— PROBLEM REQUIREMENTS —
Omit the pictures and return every entry exactly as written.

— DATA SHOWN —

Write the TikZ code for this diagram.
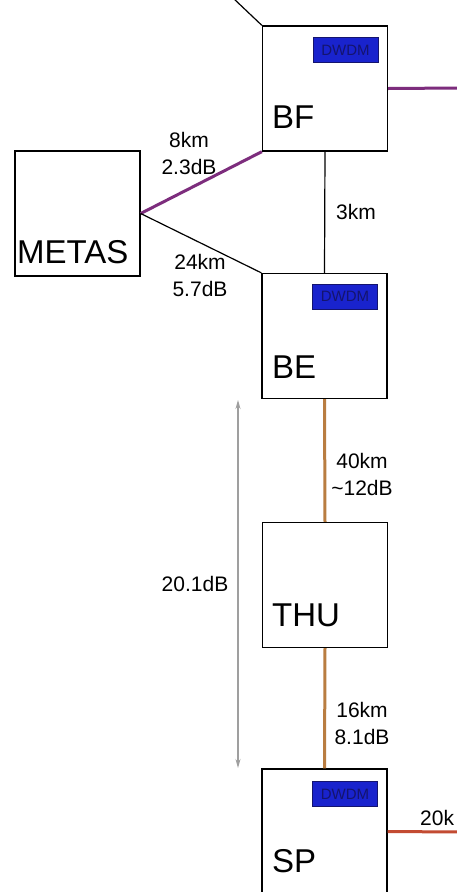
\documentclass[tikz,border=0pt]{standalone}
\usepackage{fontspec}
\setmainfont{Liberation Sans}
\usepackage{tikz}
\usetikzlibrary{arrows.meta,positioning}
\definecolor{fibrepurple}{RGB}{125,45,125}
\definecolor{fibreorange}{RGB}{185,125,65}
\definecolor{fibrered}{RGB}{195,75,50}
\definecolor{dwdmblue}{RGB}{25,35,205}
\definecolor{dwdmtext}{RGB}{20,20,110}

\begin{document}
\begin{tikzpicture}[
    x=1pt, y=-1pt,
    every node/.style={font=\fontsize{21}{27}\selectfont},
    site/.style={draw, line width=1.3pt, minimum width=125pt, minimum height=125pt, inner sep=0pt},
    sitename/.style={anchor=base west, inner sep=0pt, font=\fontsize{33}{36}\selectfont},
    dwdm/.style={draw=dwdmtext, fill=dwdmblue, text=dwdmtext, minimum width=65pt, minimum height=25pt, inner sep=0pt, font=\fontsize{15}{15}\selectfont},
    span/.style={align=center, inner sep=1pt},
    plain/.style={line width=1.2pt},
    purplefibre/.style={line width=3pt, fibrepurple},
    orangefibre/.style={line width=3pt, fibreorange},
    redfibre/.style={line width=3pt, fibrered},
    budget/.style={{Stealth[length=9pt,width=5pt]}-{Stealth[length=9pt,width=5pt]}, line width=1.1pt, gray!75}
]
\useasboundingbox (0,0) rectangle (457,892);
\clip (0,0) rectangle (457,892);
\fill[white] (0,0) rectangle (457,892);

\node[site] (bf) at (325,88.5) {};
\node[site] (metas) at (77.5,213.5) {};
\node[site] (be) at (324.5,336) {};
\node[site] (thu) at (325,585) {};
\node[site] (sp) at (324.5,831.5) {};

\node[sitename] (bfname) at (272,128) {BF};
\node[sitename] (metasname) at (17,263) {METAS};
\node[sitename] (bename) at (272,378) {BE};
\node[sitename] (thuname) at (272,626) {THU};
\node[sitename] (spname) at (272,872) {SP};

\node[dwdm, below left=12pt and 10pt of bf.north east, anchor=north east] (bfdwdm) {DWDM};
\node[dwdm, below left=11pt and 10pt of be.north east, anchor=north east] (bedwdm) {DWDM};
\node[dwdm, below left=13pt and 10pt of sp.north east, anchor=north east] (spdwdm) {DWDM};

\coordinate (north) at (233,-2);
\coordinate (east) at (460,88);
\coordinate (south) at (460,832);
\coordinate (budgettop) at (238,400);
\coordinate (budgetbottom) at (238,768);

\draw[plain] (north) -- (bf.north west);
\draw[purplefibre] (bf.east) -- (east);
\draw[purplefibre] (metas.east) -- (bf.south west);
\draw[plain] (metas.east) -- (be.north west);
\draw[plain] (bf.south) -- (be.north);
\draw[orangefibre] (be.south) -- (thu.north);
\draw[orangefibre] (thu.south) -- (sp.north);
\draw[redfibre] (sp.east) -- (south);
\draw[budget] (budgettop) -- (budgetbottom);

\node[span] (bfmetas) at (189,153) {8km\\2.3dB};
\node[span] (bemetas) at (200,275) {24km\\5.7dB};
\node[span] (bfbe) at (356,212) {3km};
\node[span] (bethu) at (362,474) {40km\\\textasciitilde12dB};
\node[span] (thusp) at (362,723) {16km\\8.1dB};
\node[span] (total) at (195,584) {20.1dB};
\node[span, anchor=west] (spout) at (419,818) {20k};
\end{tikzpicture}
\end{document}
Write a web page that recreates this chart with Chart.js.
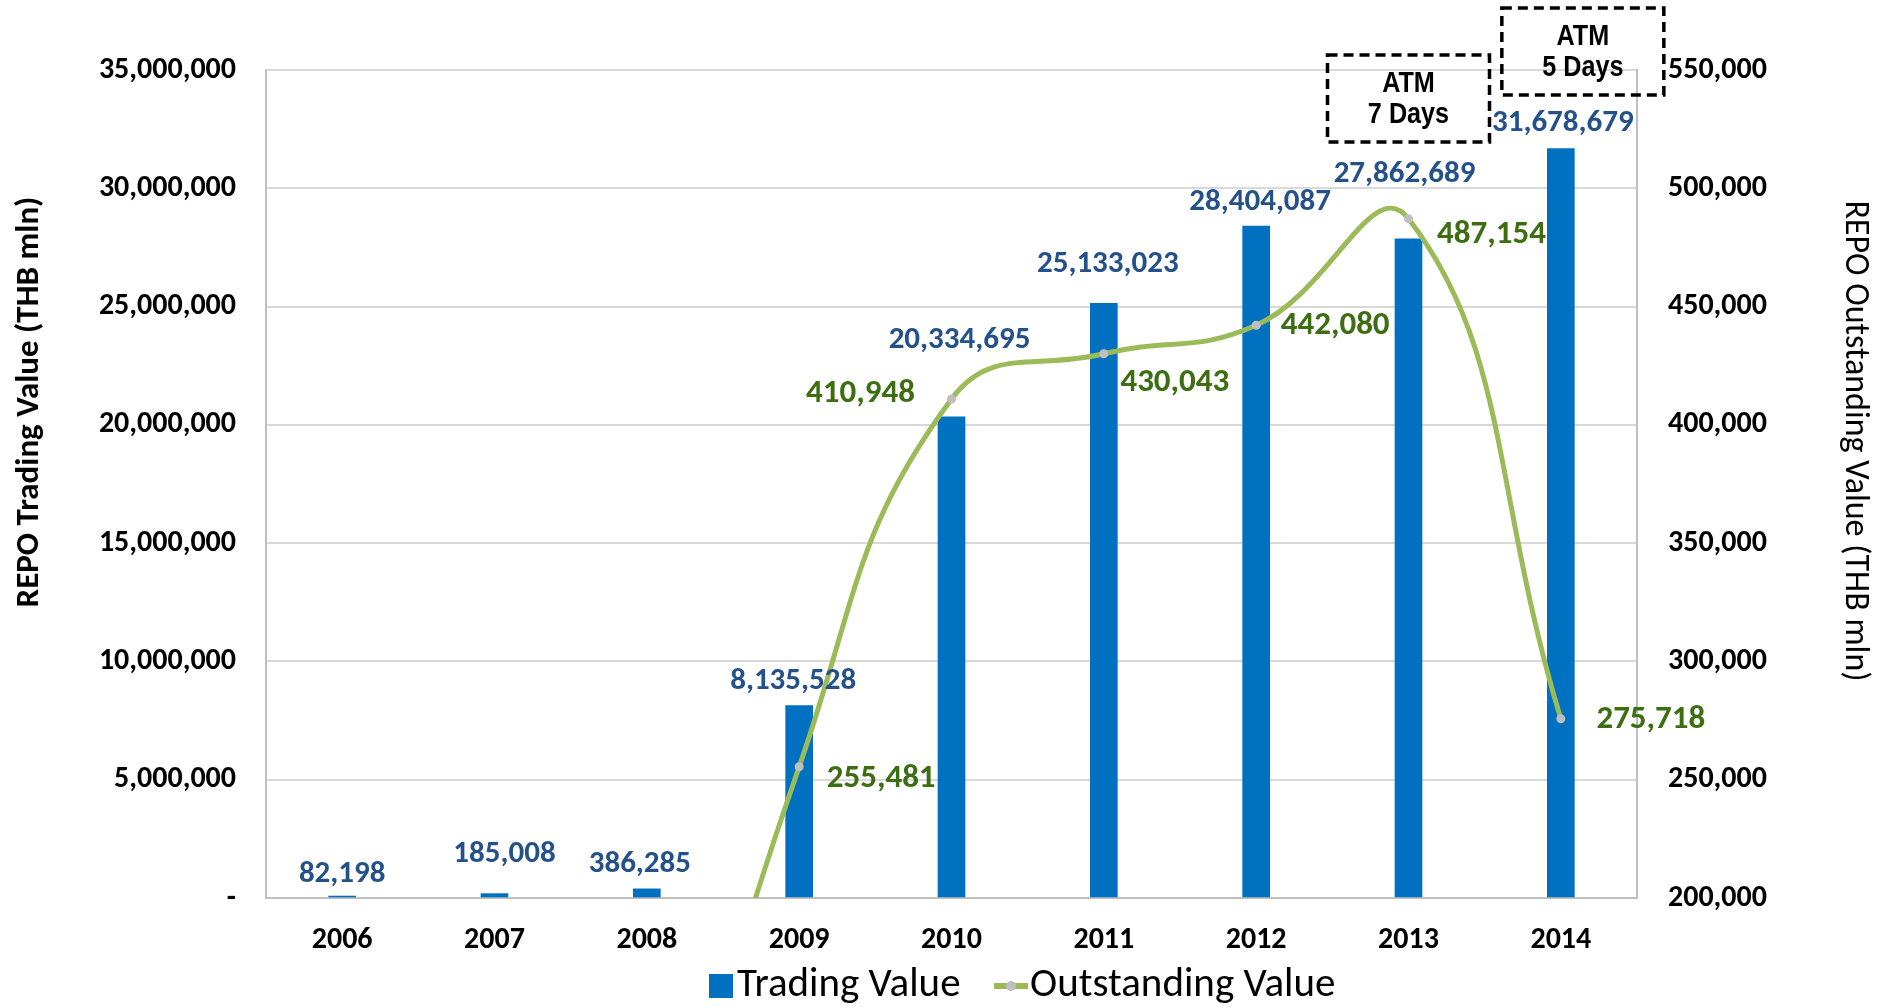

— SOLUTION —
Write the TikZ code for this diagram.
\documentclass[tikz,border=0pt]{standalone}
\usepackage{fontspec}
\setmainfont{Liberation Sans}
\usepackage{tikz}
\usetikzlibrary{arrows.meta,positioning}
\definecolor{fibrepurple}{RGB}{125,45,125}
\definecolor{fibreorange}{RGB}{185,125,65}
\definecolor{fibrered}{RGB}{195,75,50}
\definecolor{dwdmblue}{RGB}{25,35,205}
\definecolor{dwdmtext}{RGB}{20,20,110}

\begin{document}
\begin{tikzpicture}[
    x=1pt, y=-1pt,
    every node/.style={font=\fontsize{21}{27}\selectfont},
    site/.style={draw, line width=1.3pt, minimum width=125pt, minimum height=125pt, inner sep=0pt},
    sitename/.style={anchor=base west, inner sep=0pt, font=\fontsize{33}{36}\selectfont},
    dwdm/.style={draw=dwdmtext, fill=dwdmblue, text=dwdmtext, minimum width=65pt, minimum height=25pt, inner sep=0pt, font=\fontsize{15}{15}\selectfont},
    span/.style={align=center, inner sep=1pt},
    plain/.style={line width=1.2pt},
    purplefibre/.style={line width=3pt, fibrepurple},
    orangefibre/.style={line width=3pt, fibreorange},
    redfibre/.style={line width=3pt, fibrered},
    budget/.style={{Stealth[length=9pt,width=5pt]}-{Stealth[length=9pt,width=5pt]}, line width=1.1pt, gray!75}
]
\useasboundingbox (0,0) rectangle (457,892);
\clip (0,0) rectangle (457,892);
\fill[white] (0,0) rectangle (457,892);

\node[site] (bf) at (325,88.5) {};
\node[site] (metas) at (77.5,213.5) {};
\node[site] (be) at (324.5,336) {};
\node[site] (thu) at (325,585) {};
\node[site] (sp) at (324.5,831.5) {};

\node[sitename] (bfname) at (272,128) {BF};
\node[sitename] (metasname) at (17,263) {METAS};
\node[sitename] (bename) at (272,378) {BE};
\node[sitename] (thuname) at (272,626) {THU};
\node[sitename] (spname) at (272,872) {SP};

\node[dwdm, below left=12pt and 10pt of bf.north east, anchor=north east] (bfdwdm) {DWDM};
\node[dwdm, below left=11pt and 10pt of be.north east, anchor=north east] (bedwdm) {DWDM};
\node[dwdm, below left=13pt and 10pt of sp.north east, anchor=north east] (spdwdm) {DWDM};

\coordinate (north) at (233,-2);
\coordinate (east) at (460,88);
\coordinate (south) at (460,832);
\coordinate (budgettop) at (238,400);
\coordinate (budgetbottom) at (238,768);

\draw[plain] (north) -- (bf.north west);
\draw[purplefibre] (bf.east) -- (east);
\draw[purplefibre] (metas.east) -- (bf.south west);
\draw[plain] (metas.east) -- (be.north west);
\draw[plain] (bf.south) -- (be.north);
\draw[orangefibre] (be.south) -- (thu.north);
\draw[orangefibre] (thu.south) -- (sp.north);
\draw[redfibre] (sp.east) -- (south);
\draw[budget] (budgettop) -- (budgetbottom);

\node[span] (bfmetas) at (189,153) {8km\\2.3dB};
\node[span] (bemetas) at (200,275) {24km\\5.7dB};
\node[span] (bfbe) at (356,212) {3km};
\node[span] (bethu) at (362,474) {40km\\\textasciitilde12dB};
\node[span] (thusp) at (362,723) {16km\\8.1dB};
\node[span] (total) at (195,584) {20.1dB};
\node[span, anchor=west] (spout) at (419,818) {20k};
\end{tikzpicture}
\end{document}
Write a web page that recreates this chart with Chart.js.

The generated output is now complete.